Это был ужас. А какие-то неизвестные заключенные, сидящие не иначе, как за дело… нет, к нашей жизни это не имело отношения. Вот Болотин… Его мне было очень жалко. До слез. Как если бы я узнал, что он попал под трамвай и его зарезало насмерть.
При Запукиной болотинская берлога преобразилась. Стекла в окне сверкали даже сквозь тюлевую занавеску, на стенах цвели оранжевыми розами новые обои, потолок был выбелен, вместо пыльной лампочки, одиноко висящей на грязном шнуре, появился шелковый абажур. Кроме того, Запукина ухитрилась как-то разместить в комнате пухлую кровать с никелированными шарами, столик, шкаф, три венских стула и комод, сплошь уставленный безделушками. Были там, конечно же, фарфоровые слоны, были собачки, был глиняный кот-копилка. Над кроватью, как положено, висел коврик с лебедями, красоты необыкновенной, а на горе подушек, укрытых тюлевой накидкой, лежала, раскинув розовые руки, мордастая кукла с закрывающимися глазами. Лицом она как две капли воды была похожа на Запукину. Зачем кукла понадобилась взрослой тете? Лично я считал это последним свидетельством умственной отсталости Запукиной.
Но особенно отчетливо я невзлюбил ее, когда зимой она выпросила у теток наш патефон с пластинками. Сказала — «на денек», а сама все не отдавала и не отдавала. Каждый вечер из ее комнаты доносилось «Утомленное солнце», «Рио-Рита», мамино любимое «Уходит вечер, вдали закат погас…». Как-то, проходя мимо, я заглянул в приоткрытую дверь и увидел, что Запукина, замерев, сидит за столом, на котором играет патефон.
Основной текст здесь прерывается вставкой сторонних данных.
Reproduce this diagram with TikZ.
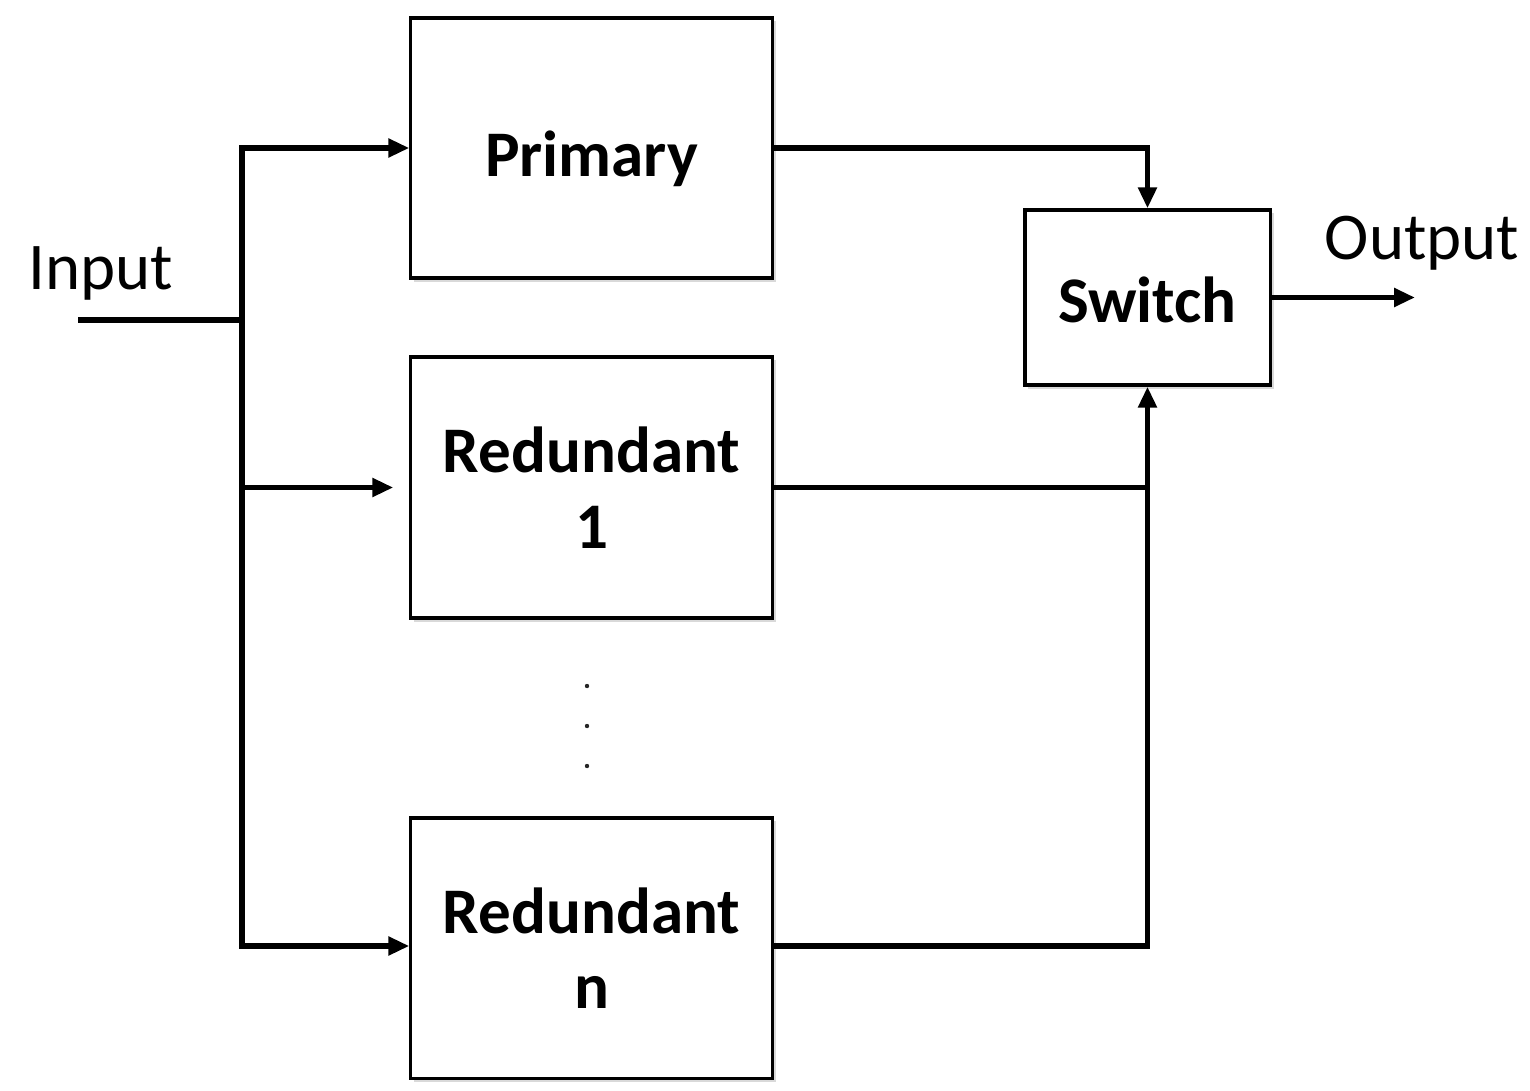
\documentclass[tikz,border=0pt]{standalone}
\usepackage{fontspec}
\setmainfont{Carlito}
\usetikzlibrary{arrows.meta,shadows}
\begin{document}
\begin{tikzpicture}[x=0.01cm,y=-0.01cm,
  blk/.style={draw=black, line width=0.9pt, fill=white, align=center, inner sep=0pt,
    font=\bfseries\fontsize{18.5}{21.5}\selectfont,
    drop shadow={shadow xshift=0.035cm, shadow yshift=-0.035cm, opacity=0.3, fill=gray}},
  wire/.style={line width=1.5pt},
  arr/.style={wire, -{Triangle[length=0.21cm,width=0.18cm]}},
  lbl/.style={font=\fontsize{19}{22}\selectfont, inner sep=0pt}]
\useasboundingbox (0,0) rectangle (1530,1091);

\node[blk, minimum width=3.61cm, minimum height=2.6cm, text height=0.56cm, text depth=0pt] (prim) at (591.5,148) {Primary};
\node[blk, minimum width=3.61cm, minimum height=2.61cm] (r1) at (591.5,487.5) {Redundant\\1};
\node[blk, minimum width=3.61cm, minimum height=2.6cm] (rn) at (591.5,948) {Redundant\\n};
\node[blk, minimum width=2.45cm, minimum height=1.75cm, text height=0.49cm, text depth=0pt] (sw) at (1147.5,297.5) {Switch};

\node[lbl] (inlbl) at (101,273) {Input};
\node[lbl] (outlbl) at (1422,243) {Output};

% input bus
\coordinate (in) at (78,320);
\coordinate (bus) at (242,320);
\coordinate (btop) at (bus |- prim.west);
\coordinate (b1) at (bus |- r1.west);
\coordinate (bbot) at (242,946);
\coordinate (rnin) at (rn.west |- bbot);
\draw[wire] (in) -- (bus);
\draw[arr] (bbot) |- (prim.west);
\draw[arr] (btop) |- (rnin);
\draw[arr, shorten >=0.16cm] (b1) -- (r1.west);

% outputs to switch
\coordinate (rnout) at (rn.east |- bbot);
\draw[arr] (prim.east) -| (sw.north);
\draw[wire] (r1.east) -- (r1.east -| sw.north);
\draw[arr] (rnout) -| (sw.south);

\coordinate (out) at (1415,297.5);
\draw[arr] (sw.east) -- (out);

% ellipsis dots
\foreach \yy in {686,726,766} \fill[black!85] (587,\yy) circle (0.022cm);
\end{tikzpicture}
\end{document}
Уставилась перед собой, даже рот разинула.
В тот же вечер я решительно сказал теткам, что патефон надо забрать, Запукиной он совершенно не нужен — под музыку все люди танцуют, а не сидят, как статуи, со стеклянными зенками. За статую меня строго предупредили, за зенки, конечно, объявили выговор, но патефон скоро вернулся.
Лучше бы не возвращался — теперь Запукина повадилась к нам. Она приходила каждый вечер, как раз в то время, когда я делал уроки, садилась у стола и начинала заунывный, тягучий, никому в мире не интересный рассказ про то, как «ОН посмотрел, я отвернулась, ОН сказал, я сказала, я позвонила, ОН: «Я вас слушаю», я говорю: «Это Вера», а ОН: «Какая Вера?», я говорю: «Запугина», а ОН: «Понял», я сказала, чтоб ОН мне позвонил, а ОН не позвонил…»
Разложив на обеденном столе, на клеенке, тетради и учебники, поставив чернильницу («Алеша, подстели газету, прольешь, сколько можно?»), я писал сочинение на свободную тему: «Все работы хороши, выбирай на вкус», за окнами, покрытыми морозными цветами, темнел наш двор, где я сегодня вмазал-таки по уху этой лошади-Бородулиной, в углу комнаты, в круглой печке, уютно трещали дрова. Тетки сидели рядом на оттоманке, тетя Ина вязала мне носок, а тетя Калерия время от времени напоминала ей, что надо пойти помешать кочергой в печке, а то до ночи не прогорит. Запукина, ни на кого не обращая внимания, все вела свою нудь: «Я позвонила, ОН сказал, а сам не звонит, я спросила, ОН не сказал, я позвонила, подошла ОНА, я повесила…»
Иногда тетя Калерия произносила что-нибудь исключительное, вроде: «Девушка должна быть гордой, нельзя, чтобы ОН догадался, что нужен вам больше, чем вы — ему…» Запукина ей послушно кивала, но, по-моему, она вообще ничего не слушала, не видела и не понимала, в белесых, круглых ее глазах навсегда застыло одно-единственное выражение — тоскливого ожидания. Впрочем, на один звук она реагировала безотказно: на телефонный звонок. Стоило ему раздаться, как она мгновенно срывалась с места и кидалась к дверям. Из коридора слышался топот и истошное «Алё! Алё!!» Потом она возвращалась понурая и говорила, что к телефону позвали, конечно же, Анну Ефимовну и теперь она будет три часа разводить свои глупости. Анна Ефимовна действительно разговаривала подолгу, но это были вовсе не глупости, а медицинские консультации, которые она давала своей дочери, или взрослой внучке, или знакомым. Каркающим голосом Анна Ефимовна по слогам (для невежд) произносила названия лекарств и объясняла, как их принимать.